Öyle deme. Sen ailene bir yük değilsin. Ailesinin parasını umarsızca kendi keyfi için harcayan hayırsız evlatlarla bir tutma kendini. Senin değerini iş sahibi olman vs. belirlemiyor. Senin değerini çabaların belirliyor. Eninde sonunda karşılığını göreceğin çabaların.. Bu biraz her şeyin bir zamanı vardır meselesi. Yani bir ağaçta hiç meyve yokmuş gibi görünürken, sadece yaprak, dal ve minik tomurcuklar varken, bir gün bir bakıyorsun olgun olgun meyveler.. Halbuki karamsar düşünüp, o kadar suluyorum, gübreliyorum ama hiçbir şey olduğu yok diye düşünseydi çiftçi, vazgeçseydi ne geçerdi eline?
Sen çabalarından vazgeçme, budur seni sen yapan..
Diğer mevzuya gelince.. Ben erkek arkadaşının korkup, geçmişi kafasında ölçüp biçtiğini ve geçici kaçış için zemin hazırladığını düşünüyorum. Ona göre kendi mutluluğu esas olduğu için, sanki bir ürün alıyor da kafasına yatmayan en ufak bir sorunu bahane ediyor beyefendi. Şu an bahane ettiği en ufak bir sorun yüzünden evlenince mutlu olamayacağına veya pişman olacağına inanmış olabilir. Sanki her şey yolunda gidince evlilikte çok mutlu olacak.. Sorunsuz evlilik yoktur ve kadın eşya değildir. Kendince bir karar alıp korkunca yan çizen erkek tipi, üstelik başında evlenelim diye baskı yapan da yok. Zorluğa gelemeyen bir başka cesaretsiz erkek kısacası.

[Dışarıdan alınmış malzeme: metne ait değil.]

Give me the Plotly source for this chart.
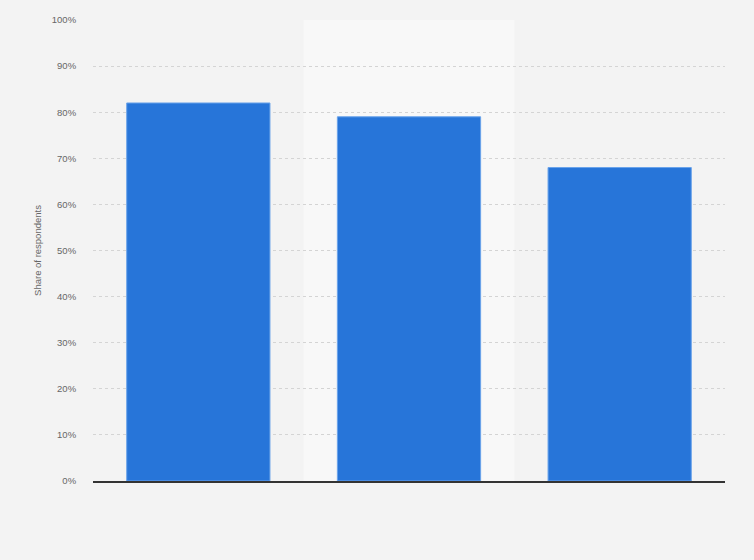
"""
Share of respondents - bar chart
================================
Three bars on a light grey background, middle category highlighted.
"""

import plotly.graph_objects as go


# Category labels are not shown on the chart itself
categories = ["Category 1", "Category 2", "Category 3"]
share_values = [82, 79, 68]

y_tick_values = [0, 10, 20, 30, 40, 50, 60, 70, 80, 90, 100]
y_tick_labels = ["0%", "10%", "20%", "30%", "40%", "50%", "60%", "70%", "80%", "90%", "100%"]

BAR_COLOR = "#2775d9"
PAPER_BG = "#f3f3f3"


def create_bar_chart() -> go.Figure:
    positions = list(range(len(categories)))

    fig = go.Figure(data=[
        go.Bar(
            x=positions,
            y=share_values,
            customdata=categories,
            marker=dict(color=BAR_COLOR, line=dict(color="#6aa3ea", width=1)),
            hovertemplate="%{customdata}: %{y}%<extra></extra>",
        )
    ])

    # lighter band behind the middle category
    fig.add_shape(
        type="rect", xref="x", yref="paper",
        x0=0.5, x1=1.5, y0=0, y1=1,
        fillcolor="#f8f8f8", line_width=0, layer="below",
    )

    fig.update_layout(
        width=754,
        height=560,
        margin=dict(l=93, r=29, t=20, b=79),
        paper_bgcolor=PAPER_BG,
        plot_bgcolor=PAPER_BG,
        bargap=0.32,
        showlegend=False,
        font=dict(family="Liberation Sans, Arial, sans-serif", size=9.5, color="#666666"),
        xaxis=dict(
            range=[-0.5, 2.5],
            showticklabels=False,
            showgrid=False,
            zeroline=False,
            showline=True,
            linecolor="#333333",
            linewidth=1.5,
            ticks="",
            fixedrange=True,
        ),
        yaxis=dict(
            range=[0, 100],
            tickvals=y_tick_values,
            ticktext=y_tick_labels,
            showgrid=True,
            gridcolor="#d4d4d4",
            griddash="dot",
            gridwidth=1,
            zeroline=False,
            # invisible ticks push the labels away from the plot area
            ticks="outside",
            ticklen=14,
            tickcolor="rgba(0,0,0,0)",
            title=dict(text="Share of respondents", font=dict(size=9.5, color="#666666"), standoff=8),
            fixedrange=True,
        ),
    )
    return fig


if __name__ == "__main__":
    fig = create_bar_chart()
    # drop the default page margin so the figure fills the window
    fig.write_html(
        "out.html",
        config={"displayModeBar": False},
        post_script="document.body.style.margin='0';",
    )
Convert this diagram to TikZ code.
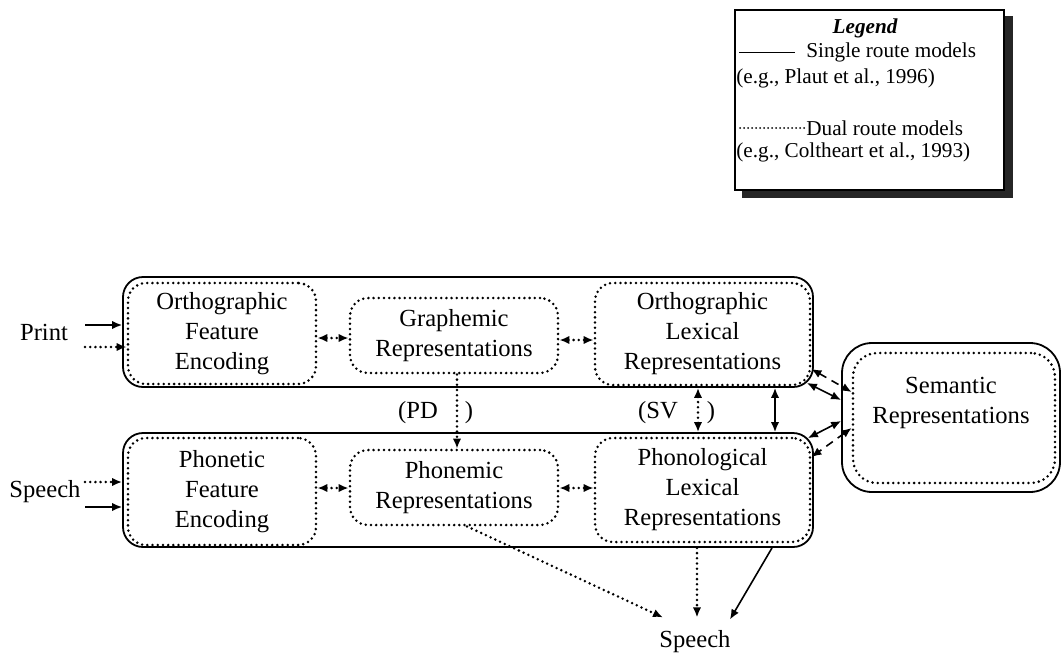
\documentclass[tikz,border=0pt]{standalone}
\usepackage{fontspec}
\setmainfont{Liberation Serif}
\usetikzlibrary{arrows.meta,calc,backgrounds}
\begin{document}
\begin{tikzpicture}[x=0.5pt,y=-0.5pt,
  font=\fontsize{12.3}{15}\selectfont,
  outerbox/.style={draw,line width=0.9pt,rounded corners=10pt,inner sep=0pt},
  dotbox/.style={draw,line width=1.4pt,line cap=round,dash pattern=on 0pt off 2.6pt,rounded corners=9pt,align=center,inner sep=0pt},
  dotl/.style={line width=1.4pt,line cap=round,dash pattern=on 0pt off 2.6pt},
  soll/.style={line width=0.8pt},
  dashl/.style={line width=0.8pt,dash pattern=on 4pt off 3pt},
  tip/.style={-{Latex[length=5pt,width=4.2pt]}},
  tips/.style={{Latex[length=5pt,width=4.2pt]}-{Latex[length=5pt,width=4.2pt]}},
  lbl/.style={inner sep=0pt},
  legfont/.style={font=\fontsize{10.6}{12.6}\selectfont}
]
\useasboundingbox (0,0) rectangle (1064,654);

% Legend
\node[draw,line width=0.6pt,fill=white,minimum width=134.5pt,minimum height=90pt,inner sep=0pt] (legend) at (869.5,100) {};
\node[lbl,font=\fontsize{10.6}{12.6}\bfseries\itshape] (legtitle) at (865,28) {Legend};
\coordinate (l1a) at (739,52);
\coordinate (l1b) at (795,52);
\draw[line width=0.5pt] (l1a) -- (l1b);
\node[lbl,legfont,anchor=west] (l1t) at (806,52) {Single route models};
\node[lbl,legfont,anchor=west] (l1c) at (736,78) {(e.g., Plaut et al., 1996)};
\coordinate (l2a) at (740,128);
\coordinate (l2b) at (804,128);
\draw[line width=1pt,line cap=round,dash pattern=on 0pt off 2pt] (l2a) -- (l2b);
\node[lbl,legfont,anchor=west] (l2t) at (806,128) {Dual route models};
\node[lbl,legfont,anchor=west] (l2c) at (736,152) {(e.g., Coltheart et al., 1993)};

% Outer boxes
\node[outerbox,minimum width=345pt,minimum height=55pt] (orth) at (468,332) {};
\node[outerbox,minimum width=345pt,minimum height=57pt] (phon) at (468,490) {};
\node[outerbox,rounded corners=15pt,minimum width=109pt,minimum height=74.5pt] (sem) at (951,417.5) {};

% Inner boxes
\node[dotbox,minimum width=94pt,minimum height=50.5pt] (ofe) at (222,333.5) {Orthographic\\Feature\\Encoding};
\node[dotbox,minimum width=104pt,minimum height=37.5pt] (gr) at (454,335.5) {Graphemic\\Representations};
\node[dotbox,minimum width=107.5pt,minimum height=51pt] (olr) at (702.5,334) {Orthographic\\Lexical\\Representations};
\node[dotbox,minimum width=94pt,minimum height=53.5pt] (pfe) at (222,491.5) {Phonetic\\Feature\\Encoding};
\node[dotbox,minimum width=104pt,minimum height=37.5pt] (pr) at (454,487.5) {Phonemic\\Representations};
\node[dotbox,minimum width=107.5pt,minimum height=52pt] (plr) at (702.5,490) {Phonological\\Lexical\\Representations};
\node[dotbox,rounded corners=12pt,minimum width=101pt,minimum height=65pt] (sin) at (954,418) {};
\node[lbl,align=center] (semtxt) at (951,403) {Semantic\\Representations};

% Inputs
\node[lbl] (print) at (44,332) {Print};
\node[lbl] (speechin) at (45,492) {Speech};
\coordinate (pa1) at (85,325);
\coordinate (pa2) at (85,347);
\coordinate (sa1) at (85,482);
\coordinate (sa2) at (85,507);
\draw[soll,tip] (pa1) -- (orth.west |- pa1);
\draw[dotl,tip] (pa2) -- (ofe.west |- pa2);
\draw[dotl,tip] (sa1) -- (phon.west |- sa1);
\draw[soll,tip] (sa2) -- (phon.west |- sa2);

% Horizontal links
\draw[dotl,tips] (ofe.east |- 0,338) -- (gr.west |- 0,338);
\draw[dotl,tips] (gr.east |- 0,340) -- (olr.west |- 0,340);
\draw[dotl,tips] (pfe.east |- 0,488) -- (pr.west |- 0,488);
\draw[dotl,tips] (pr.east |- 0,488) -- (plr.west |- 0,488);

% PD and SV
\draw[dotl,tip] (gr.south -| 457,0) -- (pr.north -| 457,0);
\node[lbl] (pdl) at (418,413) {(PD};
\node[lbl] (pdr) at (469,413) {)};
\node[lbl] (svl) at (658,413) {(SV};
\node[lbl] (svr) at (711,413) {)};
\draw[dotl,tips] (orth.south -| 698,0) -- (phon.north -| 698,0);
\draw[soll,tips] (orth.south -| 775,0) -- (phon.north -| 775,0);

% Semantic links
\draw[dashl,tips] (olr.east |- 0,369) -- (sin.west |- 0,392);
\draw[soll,tips] ([shift={(-7,-5)}]orth.south east) -- (sem.west |- 0,400);
\draw[soll,tips] (sem.west |- 0,421) -- ([shift={(-6,6)}]phon.north east);
\draw[dashl,tips] (sin.west |- 0,428) -- (plr.east |- 0,457);

% Speech output
\node[lbl] (speechout) at (695,642) {Speech};
\draw[dotl,tip] (pr.south -| 467,0) -- ($(speechout.north)+(-32,-13)$);
\draw[dotl,tip] (phon.south -| 697,0) -- ($(speechout.north)+(2,-13)$);
\draw[soll,tip] (phon.south -| 772,0) -- ($(speechout.north)+(35,-11)$);

\begin{scope}[on background layer]
\fill[white] (0,0) rectangle (1064,654);
\fill[black!85] ($(legend.south west)+(8,7)$) rectangle ($(legend.north east)+(8,7)$);
\end{scope}
\end{tikzpicture}
\end{document}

Haberiniz de yok diye biliyor üstelik, arkadaşınız size söylediğini söylemediyse ona.
Acaba evlilik teklifi edeceğini birilerine duyurduğu için, mahcup olmamak adına, onlara sizin suçlu olduğunuzu mu düşündürmeye çalışıyor? Vazgeçtim ama sebebim var demek için.. Kısacası evlilik korkusu.. Siz de onun ne kadar cesur olup olmadığını tartın böylece.